The new variant complicates this picture. Scotland made the decision before Christmas to delay reopening school until late January, except for vulnerable children and those of key workers. This was a precautionary move due to questions about the new variant, including how much more transmissible it is, how quickly restrictions can bring its prevalence down, and whether the variant changes the infectiousness of children. We still don’t have good answers to these questions, which is part of the scientific uncertainty that ministers must grapple with when making decisions.

But we know far more than we did 10 months ago. The fastest way to get schools open is to reduce the number of infections across the population. This means we must all adhere to restrictions, limiting our mixing with others, avoiding indoor gatherings, staying away from crowds and remaining at home at much as possible. It’s also clear that reopening preschools, nurseries and primary schools will pose less of a risk to Covid transmission than reopening secondary schools.

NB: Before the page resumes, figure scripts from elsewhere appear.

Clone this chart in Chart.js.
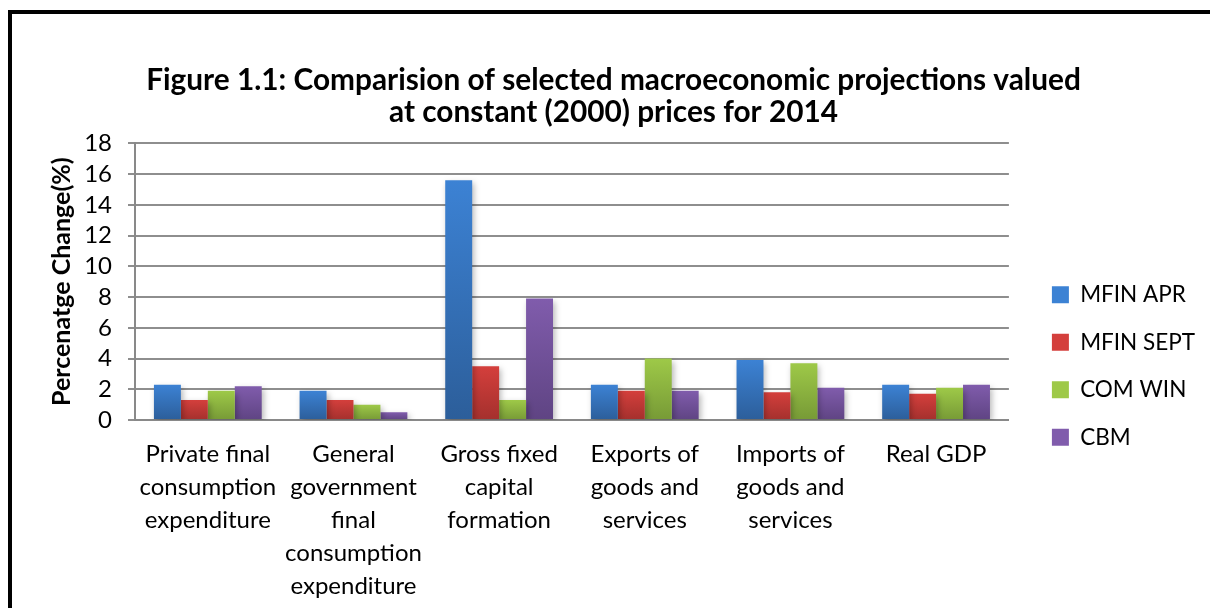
<!DOCTYPE html>
<html>
<head>
<meta charset="utf-8">
<script src="https://cdn.jsdelivr.net/npm/chart.js@4"></script>
<style>
  html, body { margin: 0; padding: 0; background: #fff; overflow: hidden; }
  .frame {
    position: absolute; left: 8px; top: 10px;
    width: 1240px; height: 640px;
    border: 4px solid #000; box-sizing: border-box;
  }
  .wrap { position: absolute; left: 0; top: 0; width: 1210px; height: 608px; }
</style>
</head>
<body>
<div class="frame"></div>
<div class="wrap"><canvas id="chart"></canvas></div>
<script>
// Data
const categories = [
  ["Private final", "consumption", "expenditure"],
  ["General", "government", "final", "consumption", "expenditure"],
  ["Gross fixed", "capital", "formation"],
  ["Exports of", "goods and", "services"],
  ["Imports of", "goods and", "services"],
  ["Real GDP"],
];
const seriesNames = ["MFIN APR", "MFIN SEPT", "COM WIN", "CBM"];
const mfinApr = [2.3, 1.9, 15.6, 2.3, 3.9, 2.3];
const mfinSept = [1.3, 1.3, 3.5, 1.9, 1.8, 1.7];
const comWin = [1.9, 1.0, 1.3, 4.0, 3.7, 2.1];
const cbm = [2.2, 0.5, 7.9, 1.9, 2.1, 2.3];
const yTicks = [0, 2, 4, 6, 8, 10, 12, 14, 16, 18];

const FONT = "Lato, 'Open Sans', sans-serif";

// top / bottom colours of each bar gradient
const barColors = [
  ["#3c82d4", "#2c5e9a"],
  ["#d43f3c", "#a4302d"],
  ["#9ec948", "#779a36"],
  ["#805cac", "#5f4483"],
];

function barGradient(ctx, idx) {
  const chart = ctx.chart;
  const [top, bottom] = barColors[idx];
  if (!chart.chartArea || ctx.type !== "data") return top;
  const y = chart.scales.y;
  const y0 = y.getPixelForValue(ctx.raw);
  const y1 = y.getPixelForValue(0);
  if (!isFinite(y0) || y1 - y0 < 1) return top;
  const g = chart.ctx.createLinearGradient(0, y0, 0, y1);
  g.addColorStop(0, top);
  g.addColorStop(1, bottom);
  return g;
}

const allSeries = [mfinApr, mfinSept, comWin, cbm];

// soft drop shadow under the bars
const barShadow = {
  id: "barShadow",
  beforeDatasetsDraw(chart) {
    const c = chart.ctx;
    c.save();
    c.shadowColor = "rgba(0,0,0,0.28)";
    c.shadowBlur = 6;
    c.shadowOffsetX = 2;
    c.shadowOffsetY = 3;
  },
  afterDatasetsDraw(chart) {
    chart.ctx.restore();
  },
};

// move the legend and title to where the original ones sit
const boxShift = {
  id: "boxShift",
  afterLayout(chart) {
    const lg = chart.legend;
    if (lg) {
      lg.top += 62;
      lg.bottom += 62;
      lg.left += 18;
      lg.right += 18;
    }
    const tb = chart.titleBlock;
    if (tb) {
      tb.left += 10;
      tb.right += 10;
    }
  },
};

new Chart(document.getElementById("chart"), {
  type: "bar",
  data: {
    labels: categories,
    datasets: seriesNames.map((name, i) => ({
      label: name,
      data: allSeries[i],
      backgroundColor: (ctx) => barGradient(ctx, i),
      borderWidth: 0,
      categoryPercentage: 0.74,
      barPercentage: 1.0,
    })),
  },
  options: {
    responsive: true,
    maintainAspectRatio: false,
    animation: false,
    layout: { padding: { left: 20, right: 23, top: 0, bottom: 0 } },
    plugins: {
      title: {
        display: true,
        text: [
          "Figure 1.1: Comparision of selected macroeconomic projections valued",
          "at constant (2000) prices for 2014",
        ],
        color: "#000",
        font: { family: FONT, size: 29.8, weight: "bold", lineHeight: 1.08 },
        padding: { top: 64, bottom: 15 },
      },
      legend: {
        display: true,
        position: "right",
        labels: {
          color: "#000",
          font: { family: FONT, size: 22.5 },
          boxWidth: 17,
          boxHeight: 17,
          padding: 25,
          generateLabels(chart) {
            return chart.data.datasets.map((ds, i) => ({
              text: ds.label,
              fillStyle: barColors[i][0],
              strokeStyle: barColors[i][0],
              lineWidth: 0,
              datasetIndex: i,
              hidden: false,
            }));
          },
        },
      },
      tooltip: { enabled: false },
    },
    scales: {
      x: {
        grid: { display: false },
        border: { color: "#898989", width: 2 },
        ticks: {
          color: "#000",
          font: { family: FONT, size: 24, lineHeight: 1.375 },
          padding: 10,
          maxRotation: 0,
          autoSkip: false,
        },
        afterFit(scale) { scale.height = 188; },
      },
      y: {
        min: 0,
        max: 18,
        afterBuildTicks(scale) {
          scale.ticks = yTicks.map((v) => ({ value: v }));
        },
        grid: {
          color: "#8e8e8e",
          lineWidth: 2,
          tickLength: 7,
          drawTicks: true,
        },
        border: { color: "#898989", width: 2 },
        ticks: {
          color: "#000",
          font: { family: FONT, size: 24 },
          padding: 16,
          autoSkip: false,
        },
        title: {
          display: true,
          text: "Percenatge Change(%)",
          color: "#000",
          font: { family: FONT, size: 25, weight: "bold", lineHeight: 1.2 },
          padding: { top: 27, bottom: 10 },
        },
        afterFit(scale) { scale.width = 115; },
      },
    },
  },
  plugins: [barShadow, boxShift],
});
</script>
</body>
</html>
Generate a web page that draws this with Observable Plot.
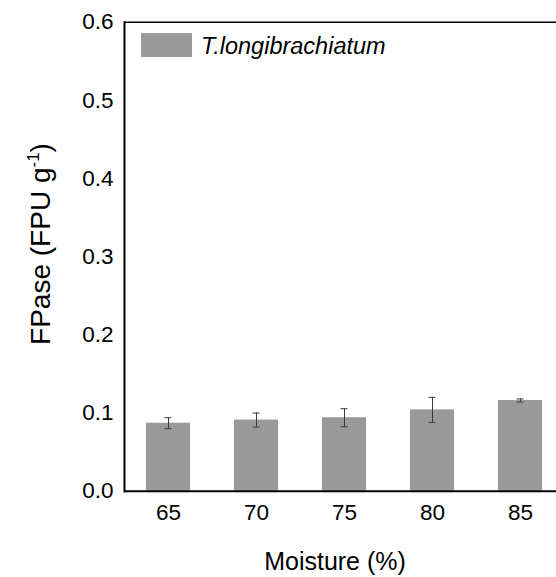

The greater challenge is keeping schools open for the foreseeable future, and avoiding a situation where outbreaks force bubbles and entire classes of children to isolate intermittently, disrupting their education. There are things the government could do to help schools remain open: it could deliver regular testing in schools to catch surges in infections, and provide supported isolation for students, ensuring they have a home computer, access to wifi, and that their parents have childcare support. It could prioritise teachers and school staff in the vaccination programme to ensure they feel safe and fully protected when doing their jobs. It could allocate funding to improve ventilation in classrooms and, as we head into spring, permit teachers to use outdoor spaces for classes.

There are no simple answers to the question of when schools should reopen. Controlling transmission and ensuring we have a functional testing, tracing and isolating programme are both necessary steps. Listening to the concerns of teachers and school staff, and putting measures in place to detect any new school outbreaks, will also be vital. It is time to put political games and egos aside: what we need is a balanced discussion on how best we can move forward. An entire generation of children depends upon it.